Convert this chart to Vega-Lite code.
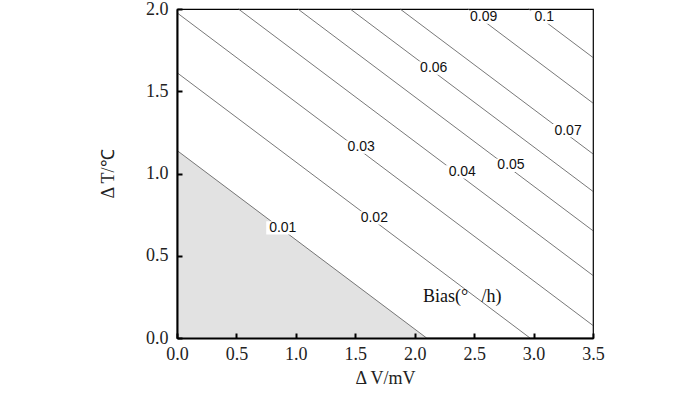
{
  "$schema": "https://vega.github.io/schema/vega-lite/v6.json",
  "autosize": "none",
  "width": 416,
  "height": 329,
  "padding": {"left": 177, "top": 9, "right": 107, "bottom": 55},
  "background": "white",
  "config": {
    "view": {"stroke": "black", "strokeWidth": 1.2},
    "axis": {
      "domainColor": "black",
      "domainWidth": 2,
      "tickColor": "black",
      "tickWidth": 2,
      "tickSize": -5,
      "grid": false,
      "labelFlush": false,
      "labelFont": "Liberation Serif",
      "labelFontSize": 18,
      "labelColor": "#222",
      "titleFont": "Liberation Serif",
      "titleFontSize": 18,
      "titleFontWeight": "normal",
      "titleColor": "#222"
    }
  },
  "datasets": {
    "shade": [
      {"V": 0, "T": 1.14},
      {"V": 2.1, "T": 0}
    ],
    "lines": [
      {"bias": "0.01", "V": 0, "T": 1.14}, {"bias": "0.01", "V": 2.1, "T": 0},
      {"bias": "0.02", "V": 0, "T": 1.613}, {"bias": "0.02", "V": 2.97, "T": 0},
      {"bias": "0.03", "V": 0, "T": 1.977}, {"bias": "0.03", "V": 3.5, "T": 0.076},
      {"bias": "0.04", "V": 0.517, "T": 2.0}, {"bias": "0.04", "V": 3.5, "T": 0.38},
      {"bias": "0.05", "V": 1.017, "T": 2.0}, {"bias": "0.05", "V": 3.5, "T": 0.652},
      {"bias": "0.06", "V": 1.457, "T": 2.0}, {"bias": "0.06", "V": 3.5, "T": 0.891},
      {"bias": "0.07", "V": 1.877, "T": 2.0}, {"bias": "0.07", "V": 3.5, "T": 1.119},
      {"bias": "0.09", "V": 2.447, "T": 2.0}, {"bias": "0.09", "V": 3.5, "T": 1.428},
      {"bias": "0.1", "V": 2.957, "T": 2.0}, {"bias": "0.1", "V": 3.5, "T": 1.705}
    ],
    "labels": [
      {"bias": "0.01", "V": 0.89, "T": 0.67},
      {"bias": "0.02", "V": 1.66, "T": 0.73},
      {"bias": "0.03", "V": 1.55, "T": 1.16},
      {"bias": "0.04", "V": 2.40, "T": 1.01},
      {"bias": "0.05", "V": 2.81, "T": 1.05},
      {"bias": "0.06", "V": 2.16, "T": 1.64},
      {"bias": "0.07", "V": 3.29, "T": 1.26},
      {"bias": "0.09", "V": 2.58, "T": 1.95},
      {"bias": "0.1", "V": 3.09, "T": 1.95}
    ],
    "note": [
      {"text": "Bias(°\u00a0\u00a0\u00a0/h)", "V": 2.40, "T": 0.25}
    ]
  },
  "layer": [
    {
      "data": {"name": "shade"},
      "mark": {"type": "area", "color": "#e2e2e2"},
      "encoding": {
        "x": {
          "field": "V", "type": "quantitative",
          "scale": {"domain": [0, 3.5], "nice": false, "zero": false},
          "axis": {"values": [0, 0.5, 1, 1.5, 2, 2.5, 3, 3.5], "format": ".1f", "title": "Δ V/mV", "labelPadding": 12, "titlePadding": 6, "zindex": 2}
        },
        "y": {
          "field": "T", "type": "quantitative",
          "scale": {"domain": [0, 2], "nice": false, "zero": false},
          "axis": {"values": [0, 0.5, 1, 1.5, 2], "format": ".1f", "title": "Δ T/℃", "labelPadding": 14, "titlePadding": 28, "zindex": 2}
        }
      }
    },
    {
      "data": {"name": "lines"},
      "mark": {"type": "line", "color": "#555", "strokeWidth": 0.8},
      "encoding": {
        "x": {"field": "V", "type": "quantitative"},
        "y": {"field": "T", "type": "quantitative"},
        "detail": {"field": "bias"}
      }
    },
    {
      "data": {"name": "labels"},
      "mark": {"type": "point", "shape": "M-1,-0.4L1,-0.4L1,0.4L-1,0.4Z", "size": 1100, "filled": true, "color": "white", "opacity": 1, "strokeWidth": 0},
      "encoding": {
        "x": {"field": "V", "type": "quantitative"},
        "y": {"field": "T", "type": "quantitative"}
      }
    },
    {
      "data": {"name": "labels"},
      "mark": {"type": "text", "font": "Liberation Sans", "fontSize": 14, "color": "#111", "align": "center", "baseline": "middle"},
      "encoding": {
        "x": {"field": "V", "type": "quantitative"},
        "y": {"field": "T", "type": "quantitative"},
        "text": {"field": "bias"}
      }
    },
    {
      "data": {"name": "note"},
      "mark": {"type": "text", "font": "Liberation Serif", "fontSize": 18, "color": "#111", "align": "center", "baseline": "middle"},
      "encoding": {
        "x": {"field": "V", "type": "quantitative"},
        "y": {"field": "T", "type": "quantitative"},
        "text": {"field": "text"}
      }
    }
  ]
}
▬▬▬▬▬▬▬▬▬▬
Reproduce the whole listing above word for word, but not its pictures.

Convert this chart to Vega-Lite code.
{
  "$schema": "https://vega.github.io/schema/vega-lite/v6.json",
  "autosize": "none",
  "width": 416,
  "height": 329,
  "padding": {"left": 177, "top": 9, "right": 107, "bottom": 55},
  "background": "white",
  "config": {
    "view": {"stroke": "black", "strokeWidth": 1.2},
    "axis": {
      "domainColor": "black",
      "domainWidth": 2,
      "tickColor": "black",
      "tickWidth": 2,
      "tickSize": -5,
      "grid": false,
      "labelFlush": false,
      "labelFont": "Liberation Serif",
      "labelFontSize": 18,
      "labelColor": "#222",
      "titleFont": "Liberation Serif",
      "titleFontSize": 18,
      "titleFontWeight": "normal",
      "titleColor": "#222"
    }
  },
  "datasets": {
    "shade": [
      {"V": 0, "T": 1.14},
      {"V": 2.1, "T": 0}
    ],
    "lines": [
      {"bias": "0.01", "V": 0, "T": 1.14}, {"bias": "0.01", "V": 2.1, "T": 0},
      {"bias": "0.02", "V": 0, "T": 1.613}, {"bias": "0.02", "V": 2.97, "T": 0},
      {"bias": "0.03", "V": 0, "T": 1.977}, {"bias": "0.03", "V": 3.5, "T": 0.076},
      {"bias": "0.04", "V": 0.517, "T": 2.0}, {"bias": "0.04", "V": 3.5, "T": 0.38},
      {"bias": "0.05", "V": 1.017, "T": 2.0}, {"bias": "0.05", "V": 3.5, "T": 0.652},
      {"bias": "0.06", "V": 1.457, "T": 2.0}, {"bias": "0.06", "V": 3.5, "T": 0.891},
      {"bias": "0.07", "V": 1.877, "T": 2.0}, {"bias": "0.07", "V": 3.5, "T": 1.119},
      {"bias": "0.09", "V": 2.447, "T": 2.0}, {"bias": "0.09", "V": 3.5, "T": 1.428},
      {"bias": "0.1", "V": 2.957, "T": 2.0}, {"bias": "0.1", "V": 3.5, "T": 1.705}
    ],
    "labels": [
      {"bias": "0.01", "V": 0.89, "T": 0.67},
      {"bias": "0.02", "V": 1.66, "T": 0.73},
      {"bias": "0.03", "V": 1.55, "T": 1.16},
      {"bias": "0.04", "V": 2.40, "T": 1.01},
      {"bias": "0.05", "V": 2.81, "T": 1.05},
      {"bias": "0.06", "V": 2.16, "T": 1.64},
      {"bias": "0.07", "V": 3.29, "T": 1.26},
      {"bias": "0.09", "V": 2.58, "T": 1.95},
      {"bias": "0.1", "V": 3.09, "T": 1.95}
    ],
    "note": [
      {"text": "Bias(°\u00a0\u00a0\u00a0/h)", "V": 2.40, "T": 0.25}
    ]
  },
  "layer": [
    {
      "data": {"name": "shade"},
      "mark": {"type": "area", "color": "#e2e2e2"},
      "encoding": {
        "x": {
          "field": "V", "type": "quantitative",
          "scale": {"domain": [0, 3.5], "nice": false, "zero": false},
          "axis": {"values": [0, 0.5, 1, 1.5, 2, 2.5, 3, 3.5], "format": ".1f", "title": "Δ V/mV", "labelPadding": 12, "titlePadding": 6, "zindex": 2}
        },
        "y": {
          "field": "T", "type": "quantitative",
          "scale": {"domain": [0, 2], "nice": false, "zero": false},
          "axis": {"values": [0, 0.5, 1, 1.5, 2], "format": ".1f", "title": "Δ T/℃", "labelPadding": 14, "titlePadding": 28, "zindex": 2}
        }
      }
    },
    {
      "data": {"name": "lines"},
      "mark": {"type": "line", "color": "#555", "strokeWidth": 0.8},
      "encoding": {
        "x": {"field": "V", "type": "quantitative"},
        "y": {"field": "T", "type": "quantitative"},
        "detail": {"field": "bias"}
      }
    },
    {
      "data": {"name": "labels"},
      "mark": {"type": "point", "shape": "M-1,-0.4L1,-0.4L1,0.4L-1,0.4Z", "size": 1100, "filled": true, "color": "white", "opacity": 1, "strokeWidth": 0},
      "encoding": {
        "x": {"field": "V", "type": "quantitative"},
        "y": {"field": "T", "type": "quantitative"}
      }
    },
    {
      "data": {"name": "labels"},
      "mark": {"type": "text", "font": "Liberation Sans", "fontSize": 14, "color": "#111", "align": "center", "baseline": "middle"},
      "encoding": {
        "x": {"field": "V", "type": "quantitative"},
        "y": {"field": "T", "type": "quantitative"},
        "text": {"field": "bias"}
      }
    },
    {
      "data": {"name": "note"},
      "mark": {"type": "text", "font": "Liberation Serif", "fontSize": 18, "color": "#111", "align": "center", "baseline": "middle"},
      "encoding": {
        "x": {"field": "V", "type": "quantitative"},
        "y": {"field": "T", "type": "quantitative"},
        "text": {"field": "text"}
      }
    }
  ]
}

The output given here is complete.